- Primando “la emoción a la claridad o la corrección”, Rosalía regresa cuatro años después del disco que la encumbró internacionalmente, El mal querer (2018), ganador de un premio Grammy, con un trabajo aún más experimental que supone un golpe de timón defendido frente a viento y marea. Reguetón clásico, flamenco, bolero, el verbo rápido de las raperas, interludios jazzísticos... Todo juega su papel en Motomami y ahora, tras este tiempo de arduo trabajo alejada de su familia y de semanas de suspicacias expresadas sin freno en redes, recibe los elogios de crítica y público por su tercer álbum de estudio pese a la radicalidad de su propuesta.

¿Saben mejor las buenas críticas después de meses de recelos?

—Saben especialmente bien después de tres años de trabajo, de dedicación. No ha sido nada fácil estando casi dos años lejos de mi familia.

De eso habla en ‘G3 NI5’...

—Sí, y por eso hay también baladas que tienen que ver con personas a las que quiero y de las que he estado lejos, también lejos del lugar en el que vivo, que son pilares de mi vida, pero estoy muy satisfecha de haber podido compartirlo por fin.

Hay que ser muy valiente para venir de un disco de tanto éxito como ‘El mal querer’ (2018) y darle una vuelta a todo, a pesar de ataques como cuando las redes lanzaron veredicto con los primeros 15 segundos de ‘Hentai’.
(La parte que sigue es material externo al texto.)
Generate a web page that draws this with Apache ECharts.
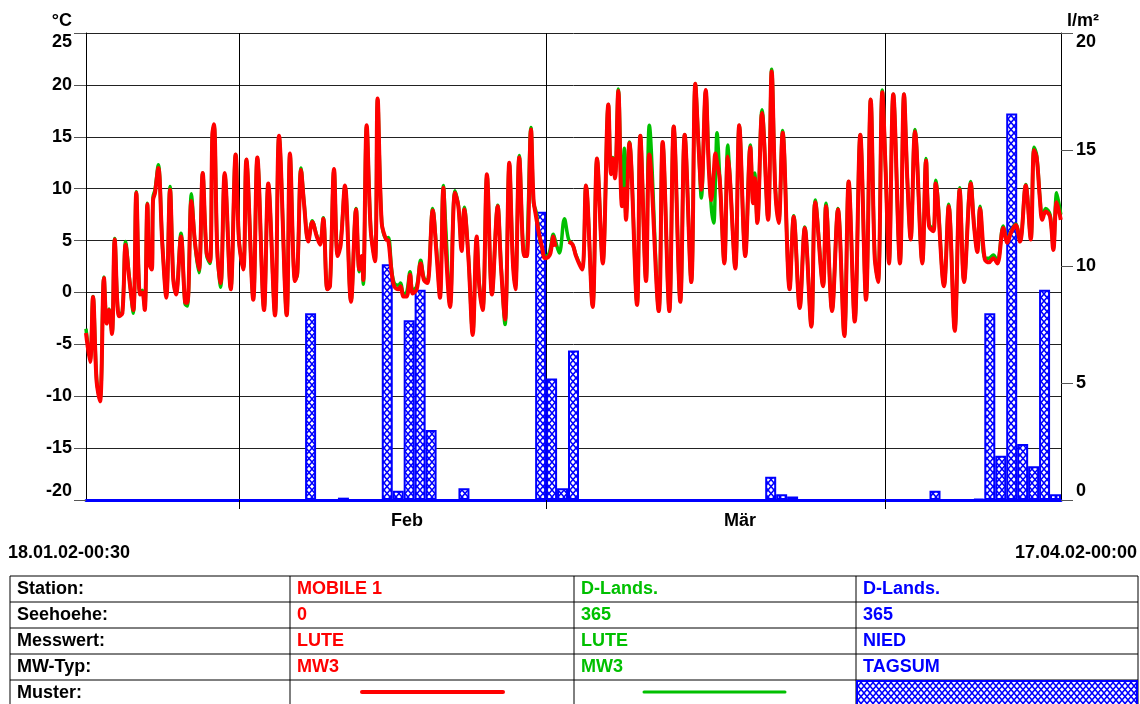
<!DOCTYPE html>
<html><head><meta charset="utf-8">
<script src="https://cdn.jsdelivr.net/npm/echarts@6/dist/echarts.min.js"></script>
<style>html,body{margin:0;padding:0;background:#fff}#c{width:1140px;height:704px}</style>
</head><body><div id="c"></div><script>
// ---- data (x = days since 18.01.02-00:30) ----
const startLabel = '18.01.02-00:30';
const endLabel = '17.04.02-00:00';
const tempDays = [0.00,0.37,0.64,0.97,1.28,1.64,1.89,2.10,2.37,2.62,3.01,3.32,3.62,3.93,4.32,4.59,4.93,5.14,5.36,5.60,5.78,6.00,6.12,6.30,6.60,6.96,7.33,7.67,7.97,8.22,8.67,9.04,9.25,9.62,9.95,10.31,10.65,11.01,11.32,11.53,11.68,11.99,12.29,12.66,13.21,13.66,13.97,14.36,14.64,15.27,15.64,16.25,16.64,17.25,17.62,18.32,18.62,19.08,19.29,19.63,19.90,20.29,20.66,21.06,21.36,21.66,22.03,22.27,22.64,22.97,23.25,23.64,24.19,24.65,24.95,25.17,25.31,25.62,25.99,26.38,26.62,26.99,27.39,27.60,27.90,28.14,28.51,28.72,28.97,29.27,29.58,29.82,30.19,30.55,30.85,31.16,31.65,32.01,32.31,32.62,32.85,33.23,33.68,33.99,34.29,34.53,34.90,35.30,35.66,35.90,36.21,36.60,37.06,37.58,37.88,38.25,38.64,38.95,39.19,39.55,40.01,40.23,40.62,40.85,41.08,41.38,41.60,41.90,42.20,42.40,42.66,42.84,43.21,43.67,44.06,44.42,44.73,45.28,45.64,46.25,46.65,47.17,47.68,47.92,48.08,48.29,48.59,48.93,49.14,49.29,49.60,50.30,50.60,51.12,51.42,52.28,52.64,53.25,53.65,54.25,54.65,55.25,55.62,55.93,56.17,56.57,56.84,57.08,57.30,57.45,57.60,57.85,58.27,58.58,58.76,59.27,59.63,60.18,60.64,60.89,61.04,61.28,61.71,62.26,62.59,62.92,63.23,63.59,64.23,64.60,65.15,65.61,66.21,66.57,67.28,67.55,68.10,68.64,69.22,69.62,70.17,70.68,71.20,71.63,71.99,72.30,72.69,73.00,73.30,73.69,74.30,74.67,74.97,75.28,75.67,76.34,76.68,76.95,77.35,77.56,78.32,78.75,79.30,79.75,80.15,80.76,81.06,81.36,81.61,82.04,82.43,82.82,83.19,83.73,84.10,84.41,84.86,85.26,85.78,86.24,86.54,86.78,87.08,87.29,87.60,88.00,88.30,88.61,88.98];
const mobileTemps = [-3.9,-6.7,-0.45,-8.6,-10.5,1.4,-3.0,-1.7,-4.0,5.1,-2.3,-2.0,4.6,1.5,-1.7,9.6,-0.2,0.0,-1.7,8.5,2.8,2.2,8.9,9.6,12.0,4.8,-0.5,9.9,1.2,-0.2,5.4,-0.9,-1.0,8.8,4.8,2.2,11.5,3.8,3.0,15.2,16.2,3.8,0.9,11.5,0.3,13.3,4.9,2.2,12.8,-0.7,13.0,-1.7,10.5,-2.2,15.1,-2.2,13.4,1.1,1.9,11.8,8.6,4.9,6.8,5.4,4.6,7.1,0.3,0.6,11.9,3.5,4.6,10.3,-0.9,8.0,2.2,3.5,1.2,16.1,6.0,3.0,18.7,6.7,5.1,5.0,1.9,0.6,0.3,0.6,-0.4,-0.4,1.7,-0.1,0.3,2.8,1.2,0.9,7.9,3.5,-0.5,10.1,4.0,-1.4,9.6,8.3,4.0,8.0,3.5,-4.1,5.4,0.6,-1.7,11.4,-0.2,8.3,2.5,-2.6,12.5,3.2,0.3,13.0,3.5,3.5,15.7,9.0,7.3,5.5,4.5,3.3,3.4,3.8,5.4,4.4,null,null,4.9,4.6,3.5,2.2,10.3,-1.4,12.9,2.8,18.1,11.4,12.9,11.0,19.4,8.3,10.0,7.0,14.4,-1.2,15.1,1.1,13.3,-1.8,14.5,-1.8,16.0,-0.9,15.2,1.0,20.1,13.8,9.9,19.5,12.2,8.9,11.5,13.4,12.5,10.9,2.8,13.1,11.3,2.3,16.1,3.5,14.0,8.6,11.0,6.7,17.3,7.0,21.3,9.9,6.7,15.4,0.3,7.3,-1.5,6.2,-3.3,8.7,0.6,8.3,-1.8,8.0,-4.2,10.7,-2.8,15.2,-0.7,18.6,3.5,1.0,19.3,11.5,2.8,19.1,2.8,19.1,10.9,5.1,15.5,2.8,12.7,6.4,5.9,10.5,0.6,8.3,-3.7,9.9,1.0,10.5,6.4,3.9,8.1,3.2,2.9,3.3,2.8,6.2,4.8,5.7,6.5,4.9,10.3,5.1,13.7,13.0,8.9,7.0,7.8,7.3,4.1,8.7,7.0];
const landsTemps = [-3.5,-6.5,-0.4,-8.4,-10.3,1.5,-2.8,-1.6,-3.9,5.2,-2.2,-1.8,4.9,1.7,-2.0,9.7,-0.1,0.2,-1.5,8.6,3.0,2.4,9.2,9.9,12.3,4.9,-0.3,10.2,1.4,-0.1,5.7,-1.1,-1.3,9.5,4.7,1.9,11.5,3.6,2.8,15.0,16.1,3.9,0.5,11.4,0.3,13.3,5.0,2.3,12.8,-0.6,13.0,-1.6,10.4,-2.1,15.0,-2.1,13.3,1.2,1.7,12.0,8.7,5.0,6.9,5.5,4.7,7.2,0.3,0.7,11.8,3.6,4.9,10.2,-0.8,8.1,2.0,3.3,0.8,16.0,6.2,3.1,18.6,6.8,5.2,5.3,2.2,0.9,0.7,0.9,-0.1,0.0,2.0,0.2,0.6,3.1,1.4,1.1,8.1,4.0,-0.3,10.3,6.0,-1.2,9.8,8.4,4.3,8.2,3.6,-3.9,5.3,0.8,-1.6,11.3,-0.1,8.4,2.8,-3.1,12.4,3.6,0.5,13.2,3.5,3.6,15.9,8.6,7.8,5.4,4.4,3.5,3.6,4.3,5.6,5.0,3.8,7.1,5.1,4.6,3.6,2.3,10.3,-1.3,12.9,2.9,18.1,11.8,13.0,11.4,19.6,8.6,13.9,7.4,14.5,-1.1,15.1,1.2,16.1,-1.7,14.4,-1.7,16.0,-0.8,15.2,1.1,20.1,14.0,9.1,19.4,13.0,8.2,6.7,10.5,15.4,11.0,2.9,14.2,11.5,2.4,16.1,3.6,14.2,8.8,11.5,6.8,17.6,7.1,21.5,10.1,6.9,15.6,0.4,7.4,-1.4,6.3,-3.2,8.9,0.7,8.6,-1.7,8.1,-4.1,10.7,-2.7,15.2,-0.6,18.6,3.7,1.1,19.5,11.6,2.9,19.1,2.9,19.1,11.0,5.2,15.7,2.9,12.9,6.6,6.1,10.8,0.7,8.5,-3.6,10.1,1.1,10.7,6.6,4.0,8.3,3.3,3.3,3.6,3.0,6.4,5.0,5.8,6.6,5.0,10.4,5.2,14.0,13.2,9.1,7.3,8.1,7.5,4.3,9.6,7.5];
const precipDays = [20,23,27,28,29,30,31,34,41,42,43,44,62,63,64,77,81,82,83,84,85,86,87,88];
const precipValues = [8.0,0.1,10.1,0.4,7.7,9.0,3.0,0.5,12.35,5.2,0.5,6.4,1.0,0.25,0.15,0.4,0.05,8.0,1.9,16.55,2.4,1.45,9.0,0.25];
const monthStarts = [14, 42, 73];
const monthLabelDays = [29.3, 59.7];
const monthNames = ['Feb', 'Mär'];
const tableRows = [
  ['Station:', 'MOBILE 1', 'D-Lands.', 'D-Lands.'],
  ['Seehoehe:', '0', '365', '365'],
  ['Messwert:', 'LUTE', 'LUTE', 'NIED'],
  ['MW-Typ:', 'MW3', 'MW3', 'TAGSUM'],
  ['Muster:', '', '', '']
];

const RED = '#ff0000', GREEN = '#00c000', BLUE = '#0000ff';
const FONT = '"Liberation Sans", Arial, sans-serif';
const FS = 18;

function hatchCanvas() {
  const w = 6, h = 7;
  const c = document.createElement('canvas');
  c.width = w; c.height = h;
  const g = c.getContext('2d');
  g.fillStyle = '#ffffff'; g.fillRect(0, 0, w, h);
  g.strokeStyle = BLUE; g.lineWidth = 1.5;
  g.beginPath();
  g.moveTo(-w / 6, -h / 6); g.lineTo(w + w / 6, h + h / 6);
  g.moveTo(w + w / 6, -h / 6); g.lineTo(-w / 6, h + h / 6);
  g.stroke();
  return c;
}
const hatch = { image: hatchCanvas(), repeat: 'repeat' };

const zip = (xs, ys) => xs.map((x, i) => [x, ys[i]]);

// ---- table graphics ----
const colX = [10, 290, 574, 856, 1138];
const rowY = [576, 602, 628, 654, 680, 706];
const colColors = ['#000000', RED, GREEN, BLUE];
const graphics = [];
for (let r = 0; r < 5; r++) {
  graphics.push({ type: 'line', shape: { x1: colX[0], y1: rowY[r], x2: colX[4], y2: rowY[r] }, style: { stroke: '#000', lineWidth: 1 } });
}
colX.forEach(x => graphics.push({ type: 'line', shape: { x1: x, y1: rowY[0], x2: x, y2: 704 }, style: { stroke: '#000', lineWidth: 1 } }));
tableRows.forEach((row, r) => {
  row.forEach((txt, c) => {
    if (!txt) return;
    graphics.push({ type: 'text', x: colX[c] + 7, y: (rowY[r] + rowY[r + 1]) / 2 + 0.5,
      style: { text: txt, fill: colColors[c], font: 'bold ' + FS + 'px ' + FONT, align: 'left', verticalAlign: 'middle' } });
  });
});
const musterY = (rowY[4] + rowY[5]) / 2 - 1;
graphics.push({ type: 'line', shape: { x1: 362, y1: musterY, x2: 503, y2: musterY }, style: { stroke: RED, lineWidth: 4, lineCap: 'round' } });
graphics.push({ type: 'line', shape: { x1: 644, y1: musterY, x2: 785, y2: musterY }, style: { stroke: GREEN, lineWidth: 3, lineCap: 'round' } });
graphics.push({ type: 'rect', shape: { x: colX[3] + 1, y: rowY[4] + 1, width: colX[4] - colX[3] - 2, height: 30 }, style: { fill: hatch, stroke: BLUE, lineWidth: 2 } });
graphics.push({ type: 'text', x: 8, y: 553, style: { text: startLabel, fill: '#000', font: 'bold ' + FS + 'px ' + FONT, align: 'left', verticalAlign: 'middle' } });
graphics.push({ type: 'text', x: 1137, y: 553, style: { text: endLabel, fill: '#000', font: 'bold ' + FS + 'px ' + FONT, align: 'right', verticalAlign: 'middle' } });

const labelStyle = { color: '#000', fontWeight: 'bold', fontSize: FS, fontFamily: FONT };

const chart = echarts.init(document.getElementById('c'), null, { renderer: 'canvas' });
chart.setOption({
  animation: false,
  backgroundColor: '#fff',
  grid: { left: 86, right: 79, top: 33, bottom: 204, containLabel: false },
  xAxis: {
    type: 'value', min: 0, max: 89,
    axisLine: { show: true, onZero: false, lineStyle: { color: BLUE, width: 3 } },
    axisTick: { show: true, customValues: monthStarts, length: 9, lineStyle: { color: '#000', width: 1 } },
    axisLabel: Object.assign({ show: true, customValues: monthLabelDays, margin: 12,
      formatter: v => { const i = monthLabelDays.findIndex(p => Math.abs(p - v) < 1e-6); return i >= 0 ? monthNames[i] : ''; } }, labelStyle),
    splitLine: { show: true, lineStyle: { color: '#000', width: 1 } }
  },
  yAxis: [
    {
      type: 'value', position: 'left', min: -20, max: 25, interval: 5,
      name: '°C', nameLocation: 'end', nameGap: 3,
      nameTextStyle: Object.assign({ align: 'right', verticalAlign: 'bottom', padding: [0, 14, 0, 0] }, labelStyle),
      axisLine: { show: true, lineStyle: { color: '#000', width: 1 } },
      axisTick: { show: true, length: 12, lineStyle: { color: '#555', width: 1 } },
      axisLabel: Object.assign({ margin: 14, verticalAlignMinLabel: 'bottom', verticalAlignMaxLabel: 'top' }, labelStyle),
      splitLine: { show: true, lineStyle: { color: '#222', width: 1 } }
    },
    {
      type: 'value', position: 'right', min: 0, max: 20, interval: 5,
      name: 'l/m²', nameLocation: 'end', nameGap: 3,
      nameTextStyle: Object.assign({ align: 'left', verticalAlign: 'bottom', padding: [0, 0, 0, 6] }, labelStyle),
      axisLine: { show: true, lineStyle: { color: '#000', width: 1 } },
      axisTick: { show: true, length: 12, lineStyle: { color: '#555', width: 1 } },
      axisLabel: Object.assign({ margin: 15, verticalAlignMinLabel: 'bottom', verticalAlignMaxLabel: 'top' }, labelStyle),
      splitLine: { show: false }
    }
  ],
  series: [
    {
      name: 'NIED TAGSUM', type: 'bar', yAxisIndex: 1, barWidth: 11, z: 2,
      data: precipDays.map((d, i) => [d + 0.5, precipValues[i]]),
      itemStyle: { color: hatch, borderColor: BLUE, borderWidth: 2 }
    },
    {
      name: 'D-Lands. LUTE', type: 'line', yAxisIndex: 0, z: 3, smooth: 0.35,
      showSymbol: false, symbol: 'none', connectNulls: false,
      data: zip(tempDays, landsTemps),
      lineStyle: { color: GREEN, width: 3.5 }
    },
    {
      name: 'MOBILE 1 LUTE', type: 'line', yAxisIndex: 0, z: 4, smooth: 0.35,
      showSymbol: false, symbol: 'none', connectNulls: false,
      data: zip(tempDays, mobileTemps),
      lineStyle: { color: RED, width: 4 }
    }
  ],
  graphic: graphics
});
</script></body></html>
—Las canciones, cuando se escuchan sin su contexto, el juicio que uno puede emitir sobre ellas a lo mejor no es todo lo preciso que podría ser. En el caso de Motomami, cuando la gente escuche el disco de arriba a abajo verán que hay un sentido y una intención de cada pieza por el tiempo que le he dedicado solo al orden de cada canción, midiendo cada detalle para que vivieran la experiencia.

Una experiencia muy personal, ¿no es así?

—Sí, porque tiene un tono muy de diario, de material autobiográfico, cosa que nunca había hecho en otros proyectos. Son mis vivencias de estos tres años, mis reflexiones y mis emociones.

Justo el disco acaba con ‘Sakura’, donde hay este verso: “Solo hay riesgo si hay algo que perder”. ¿Va a fuego en esta profesión?

—Como músico me gusta intentar llegar hasta el final de una idea. Sea lo que sea en lo que esté trabajando, si tomo la decisión de que una canción va a tratar sobre un tema con tal arreglo, lo hago sin quedarme a medias tintas. Mis artistas favoritos son radicales en sus propuestas y he aprendido de esas inspiraciones. Es como yo entro al estudio, desde la experimentación, la libertad y la espontaneidad.

¿A veces hay que rebelarse contra el oyente o seguidor continuista?

—Es como en la vida. Si uno se aferra a un momento, te pierdes lo que está pasando. Mientras conduces una moto, a esa velocidad no puedes mirar hacia atrás, hay que mirar hacia delante. Entiendo que como humanos tenemos tendencia a acercarnos a lo que ya conocemos y nos reconforta. Intento pelearme un poco con esa tendencia natural.

¿Entiende entonces las reticencias a lo nuevo?

—También a mí me han incomodado a veces la primera vez que he escuchado las obras de mis artistas favoritos. Hasta que no ha pasado el tiempo no las he disfrutado. Pero esta es la experiencia de alguien que disfruta la música. Trabajo por proyectos y este es uno más. Intento no aferrarme a las cosas. Me gusta pensar que Motomami es diferente, porque el momento es diferente y por eso la sonoridad lo es.

Uno de los cambios que más han llamado la atención del público es su forma de escribir las letras e incluso de interpretarlas. Había quien se quejaba de que hacían falta subtítulos a veces.

—La forma es algo que me tira por defecto. Enseguida voy para ese lado. La mayor parte del tiempo priorizo la emoción y el timbre. Yo produzco mis canciones y la parte vocal. He dedicado solo un año a ese apartado de las voces. Es muy deliberado cada detalle. Para mí es más importante la emoción que la corrección o la claridad.